Ao fundo, avisto o rio Aras e, mais para lá, na terra de ninguém, trabalhadores arménios e turcos cultivam as terras, como se aquela aproximação fosse um sinal ou um exemplo que gostariam de ver imitado.
Chama da memória
A luz tímida da lua avista-se por cima dos telhados e as fontes luminosas, com os seus jactos de água que ora vão subindo, ora tombam sobre os lagos, proporcionam um espectáculo de cor que atrai um grande número de curiosos à Praça da República, em contraste com a manhã seguinte.
Chove em Ierevan, uma chuva teimosa que se desprende de um céu da cor do betão, produzindo uma orfandade naquele que é o coração da antiga Erebuni. Da praça, partem ruas e avenidas de cara lavada que acolhem centros comerciais, residências de luxo e lojas de marcas famosas que seduzem os jovens e não passam de uma miragem para aqueles que mais dificuldade sentiram para se adptarem aos novos ventos que sopraram após a independência da antiga União Soviética, em 1991.
Para melhor me identificar com os caminhos tortuosos da história do país e com as origens deste povo milenário, de uma época em que não era a república encolhida entre a Geórgia, a Turquia, o Irão e o Azerbaijão (não mais de 30 mil km2, três vezes menos do que Portugal), mas a Grande Arménia, orgulhosa do seu vasto império, das suas magnificentes igrejas e dos seus majestosos castelos, embrenho-me, a meio da manhã, pelo museu Matenadaran. O edifício, fiel ao estilo soviético, é dedicado a Mesrob Masthots, o criador, no século V, do alfabeto da língua arménia, ainda hoje em uso, e abriga, entre as suas paredes, uma das melhores colecções de manuscritos do mundo.

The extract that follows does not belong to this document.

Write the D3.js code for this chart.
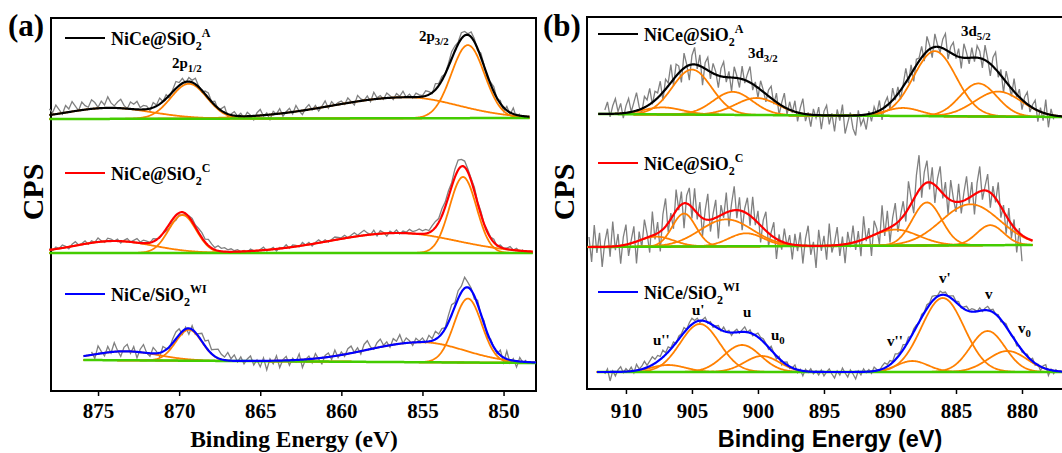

Ierevan é uma cidade antiga mas sinto dificuldade, mesmo ao fim de três dias na capital, em aceitar que em 2018, em meados de Outubro, se prepara para celebrar 2800 anos de história (foi fundada em 782 a. C.) e mais ainda quando perscruto os imóveis envidraçados que rivalizam com a arquitectura soviética debruçando-se sobre ruas pedonais com as suas esplanadas cheias de jovens.
Ao início da tarde, subo à colina de Tsitsernakaberd e por ali permaneço, visitando o museu cujas fotografias retratam os massacres de 1896 e 1909, a detenção e o assassinato de líderes políticos e intelectuais e a agonia do genocídio entre 1915 e 1922 que a Turquia nunca reconheceu, ao contrário de Orhan Pamuk (e, mais recentemente, do Papa Francisco) que, em 2005, afirmou a um jornal suíço: “Um milhão de arménios e 30 mil curdos foram mortos nestas terras mas ninguém, a não ser eu, ousa admiti-lo.” Ameaçado física e juridicamente, o escritor turco, Prémio Nobel da Literatura em 2006, baseou-se no cenário de Kars, capital de um reino da Arménia no século X, para escrever o romance Neve. Kars significa neve, Kars integra, desde 1921, território turco. Até 1993, ano em que foram encerradas as fronteiras, Kars estava apenas a uma hora de carro da Arménia. Agora são necessárias mais de doze horas para deixar de ouvir o chamamento do muezzin e escutar, somente a 30 quilómetros de distância, o som produzido pelos sinos das igrejas.